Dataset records
________
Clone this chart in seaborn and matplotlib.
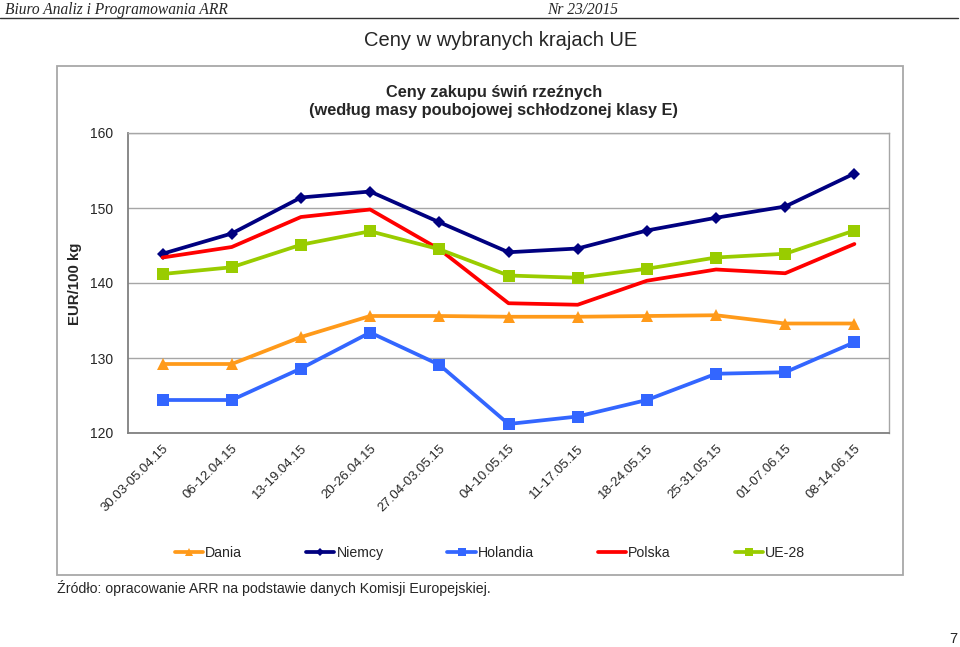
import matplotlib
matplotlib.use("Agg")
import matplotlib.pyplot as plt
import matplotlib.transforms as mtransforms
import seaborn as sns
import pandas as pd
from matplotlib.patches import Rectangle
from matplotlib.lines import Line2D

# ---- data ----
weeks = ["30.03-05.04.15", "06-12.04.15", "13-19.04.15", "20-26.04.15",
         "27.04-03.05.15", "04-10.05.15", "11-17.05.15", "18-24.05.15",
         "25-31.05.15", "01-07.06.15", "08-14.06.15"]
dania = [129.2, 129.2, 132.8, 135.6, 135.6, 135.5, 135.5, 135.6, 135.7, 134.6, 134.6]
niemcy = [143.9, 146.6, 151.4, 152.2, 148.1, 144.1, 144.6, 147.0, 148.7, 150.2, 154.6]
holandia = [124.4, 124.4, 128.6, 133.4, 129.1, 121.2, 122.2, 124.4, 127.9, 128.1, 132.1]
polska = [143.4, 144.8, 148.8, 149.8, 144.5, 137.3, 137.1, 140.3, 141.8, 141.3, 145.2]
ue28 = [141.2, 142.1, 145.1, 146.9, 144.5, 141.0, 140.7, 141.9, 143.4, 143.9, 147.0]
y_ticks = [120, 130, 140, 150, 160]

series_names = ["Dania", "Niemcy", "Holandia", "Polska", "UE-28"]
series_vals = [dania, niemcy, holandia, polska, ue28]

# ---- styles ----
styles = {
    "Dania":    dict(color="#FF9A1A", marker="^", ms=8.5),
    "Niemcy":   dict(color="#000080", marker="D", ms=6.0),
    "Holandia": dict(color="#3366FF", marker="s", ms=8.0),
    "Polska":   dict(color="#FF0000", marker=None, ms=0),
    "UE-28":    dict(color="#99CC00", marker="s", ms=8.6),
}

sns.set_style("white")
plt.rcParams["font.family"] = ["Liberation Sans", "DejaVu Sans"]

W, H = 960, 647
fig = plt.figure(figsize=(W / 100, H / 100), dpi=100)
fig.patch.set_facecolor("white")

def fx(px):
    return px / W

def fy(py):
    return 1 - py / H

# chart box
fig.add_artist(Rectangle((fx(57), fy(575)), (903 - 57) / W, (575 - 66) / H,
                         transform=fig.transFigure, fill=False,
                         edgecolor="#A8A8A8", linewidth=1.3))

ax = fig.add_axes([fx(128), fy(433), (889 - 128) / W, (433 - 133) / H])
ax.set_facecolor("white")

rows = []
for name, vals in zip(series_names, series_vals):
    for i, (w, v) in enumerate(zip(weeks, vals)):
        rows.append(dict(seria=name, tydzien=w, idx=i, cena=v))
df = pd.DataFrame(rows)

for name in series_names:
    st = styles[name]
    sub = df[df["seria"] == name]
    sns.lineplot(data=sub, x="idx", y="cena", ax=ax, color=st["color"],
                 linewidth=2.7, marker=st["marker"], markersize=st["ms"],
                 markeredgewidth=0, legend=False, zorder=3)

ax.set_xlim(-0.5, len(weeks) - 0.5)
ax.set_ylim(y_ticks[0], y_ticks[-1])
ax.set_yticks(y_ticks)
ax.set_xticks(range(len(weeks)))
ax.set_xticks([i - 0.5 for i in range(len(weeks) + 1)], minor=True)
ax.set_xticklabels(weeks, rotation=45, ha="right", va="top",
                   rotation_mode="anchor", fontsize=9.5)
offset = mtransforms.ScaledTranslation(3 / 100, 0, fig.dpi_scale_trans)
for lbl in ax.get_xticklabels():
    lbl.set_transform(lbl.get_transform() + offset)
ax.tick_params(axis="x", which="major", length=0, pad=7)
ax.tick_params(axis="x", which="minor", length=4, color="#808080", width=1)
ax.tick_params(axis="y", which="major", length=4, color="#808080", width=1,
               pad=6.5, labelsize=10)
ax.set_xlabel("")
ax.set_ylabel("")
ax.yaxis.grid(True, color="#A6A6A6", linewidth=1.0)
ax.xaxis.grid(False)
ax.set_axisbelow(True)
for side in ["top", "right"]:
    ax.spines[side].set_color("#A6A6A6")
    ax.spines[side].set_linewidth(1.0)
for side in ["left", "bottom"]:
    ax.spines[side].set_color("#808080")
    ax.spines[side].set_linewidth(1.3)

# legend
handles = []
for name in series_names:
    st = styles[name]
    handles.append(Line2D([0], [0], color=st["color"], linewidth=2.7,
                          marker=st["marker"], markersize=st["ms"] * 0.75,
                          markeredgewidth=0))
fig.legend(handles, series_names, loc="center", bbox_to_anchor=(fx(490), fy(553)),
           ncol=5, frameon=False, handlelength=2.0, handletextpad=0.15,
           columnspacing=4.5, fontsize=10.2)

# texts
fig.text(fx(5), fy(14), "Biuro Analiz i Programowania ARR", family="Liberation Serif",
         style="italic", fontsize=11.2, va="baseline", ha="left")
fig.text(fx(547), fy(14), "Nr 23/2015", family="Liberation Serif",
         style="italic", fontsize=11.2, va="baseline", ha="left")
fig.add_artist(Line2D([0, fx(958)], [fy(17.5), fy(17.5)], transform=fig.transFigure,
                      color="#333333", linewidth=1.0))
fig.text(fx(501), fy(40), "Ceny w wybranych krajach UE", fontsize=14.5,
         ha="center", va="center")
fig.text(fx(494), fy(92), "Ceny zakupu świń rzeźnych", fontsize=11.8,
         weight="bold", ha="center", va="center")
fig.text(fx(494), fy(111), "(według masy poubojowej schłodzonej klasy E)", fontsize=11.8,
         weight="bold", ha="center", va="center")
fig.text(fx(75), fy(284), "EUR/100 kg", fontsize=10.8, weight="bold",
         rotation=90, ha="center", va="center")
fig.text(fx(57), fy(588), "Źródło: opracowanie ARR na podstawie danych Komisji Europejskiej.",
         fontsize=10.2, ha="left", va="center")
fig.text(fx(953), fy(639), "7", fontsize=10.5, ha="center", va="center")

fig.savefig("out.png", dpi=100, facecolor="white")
________
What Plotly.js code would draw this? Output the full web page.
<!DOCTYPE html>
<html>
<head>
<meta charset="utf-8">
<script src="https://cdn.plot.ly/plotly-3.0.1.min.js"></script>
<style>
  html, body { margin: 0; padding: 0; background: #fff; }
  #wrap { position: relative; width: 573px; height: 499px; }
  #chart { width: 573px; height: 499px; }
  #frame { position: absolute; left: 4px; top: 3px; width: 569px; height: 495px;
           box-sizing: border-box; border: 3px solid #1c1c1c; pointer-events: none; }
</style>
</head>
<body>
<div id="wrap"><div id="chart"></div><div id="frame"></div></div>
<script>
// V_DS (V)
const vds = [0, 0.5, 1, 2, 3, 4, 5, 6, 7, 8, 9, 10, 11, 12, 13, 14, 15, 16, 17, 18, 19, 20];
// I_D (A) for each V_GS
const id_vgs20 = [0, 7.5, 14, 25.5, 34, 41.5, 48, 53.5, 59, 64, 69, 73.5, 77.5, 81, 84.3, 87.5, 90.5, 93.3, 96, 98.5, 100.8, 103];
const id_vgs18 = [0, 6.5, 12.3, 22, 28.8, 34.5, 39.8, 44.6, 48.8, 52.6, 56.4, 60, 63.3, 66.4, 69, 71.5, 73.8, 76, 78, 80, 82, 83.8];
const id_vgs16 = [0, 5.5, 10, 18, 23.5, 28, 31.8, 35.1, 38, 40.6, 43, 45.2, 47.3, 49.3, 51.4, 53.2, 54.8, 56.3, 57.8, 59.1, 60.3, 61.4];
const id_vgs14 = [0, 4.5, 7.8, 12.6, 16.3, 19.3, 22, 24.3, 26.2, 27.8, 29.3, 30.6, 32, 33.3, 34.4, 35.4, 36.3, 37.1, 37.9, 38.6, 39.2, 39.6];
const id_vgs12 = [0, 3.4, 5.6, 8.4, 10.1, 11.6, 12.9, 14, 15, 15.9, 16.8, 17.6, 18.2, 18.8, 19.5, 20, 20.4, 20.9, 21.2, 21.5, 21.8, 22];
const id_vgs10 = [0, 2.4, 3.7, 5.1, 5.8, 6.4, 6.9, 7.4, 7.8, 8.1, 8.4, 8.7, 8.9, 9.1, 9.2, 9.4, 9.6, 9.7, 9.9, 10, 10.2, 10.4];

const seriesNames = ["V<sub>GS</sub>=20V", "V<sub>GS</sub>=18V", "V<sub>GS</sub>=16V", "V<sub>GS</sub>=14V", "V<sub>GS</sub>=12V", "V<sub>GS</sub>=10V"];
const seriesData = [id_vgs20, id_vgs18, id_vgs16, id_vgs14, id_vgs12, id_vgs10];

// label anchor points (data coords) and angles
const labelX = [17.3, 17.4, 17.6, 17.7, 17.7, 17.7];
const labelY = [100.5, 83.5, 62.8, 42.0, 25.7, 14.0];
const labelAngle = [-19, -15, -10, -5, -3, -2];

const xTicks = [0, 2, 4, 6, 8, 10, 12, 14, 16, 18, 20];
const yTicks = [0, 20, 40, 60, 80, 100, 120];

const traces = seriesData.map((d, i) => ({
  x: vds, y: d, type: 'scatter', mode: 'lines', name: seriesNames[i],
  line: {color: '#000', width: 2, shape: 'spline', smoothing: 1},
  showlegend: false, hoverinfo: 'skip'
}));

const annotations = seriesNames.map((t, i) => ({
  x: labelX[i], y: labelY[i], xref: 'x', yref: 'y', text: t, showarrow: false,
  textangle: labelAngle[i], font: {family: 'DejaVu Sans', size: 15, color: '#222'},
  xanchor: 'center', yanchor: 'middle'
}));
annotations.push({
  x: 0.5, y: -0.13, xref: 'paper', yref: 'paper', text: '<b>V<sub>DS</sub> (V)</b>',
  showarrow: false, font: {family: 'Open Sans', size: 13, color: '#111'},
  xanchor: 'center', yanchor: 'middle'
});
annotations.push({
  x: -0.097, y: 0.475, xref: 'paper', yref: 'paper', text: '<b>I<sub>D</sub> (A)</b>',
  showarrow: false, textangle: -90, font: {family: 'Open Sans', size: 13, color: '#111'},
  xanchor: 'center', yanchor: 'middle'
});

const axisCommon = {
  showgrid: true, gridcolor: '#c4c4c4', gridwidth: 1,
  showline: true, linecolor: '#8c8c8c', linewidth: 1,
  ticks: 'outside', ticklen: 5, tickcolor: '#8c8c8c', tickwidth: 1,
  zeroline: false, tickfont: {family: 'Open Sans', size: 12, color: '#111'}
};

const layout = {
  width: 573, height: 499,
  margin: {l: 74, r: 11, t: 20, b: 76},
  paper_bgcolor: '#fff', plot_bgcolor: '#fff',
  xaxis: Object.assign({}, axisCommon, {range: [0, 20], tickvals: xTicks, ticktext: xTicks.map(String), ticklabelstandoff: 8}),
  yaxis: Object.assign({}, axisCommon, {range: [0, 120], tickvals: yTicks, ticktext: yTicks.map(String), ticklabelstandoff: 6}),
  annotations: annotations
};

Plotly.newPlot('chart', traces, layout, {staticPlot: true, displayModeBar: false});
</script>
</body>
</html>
________
> [To be done]: Report only the number of lines that hold the word "matplotlib".

> [Complete output]: 7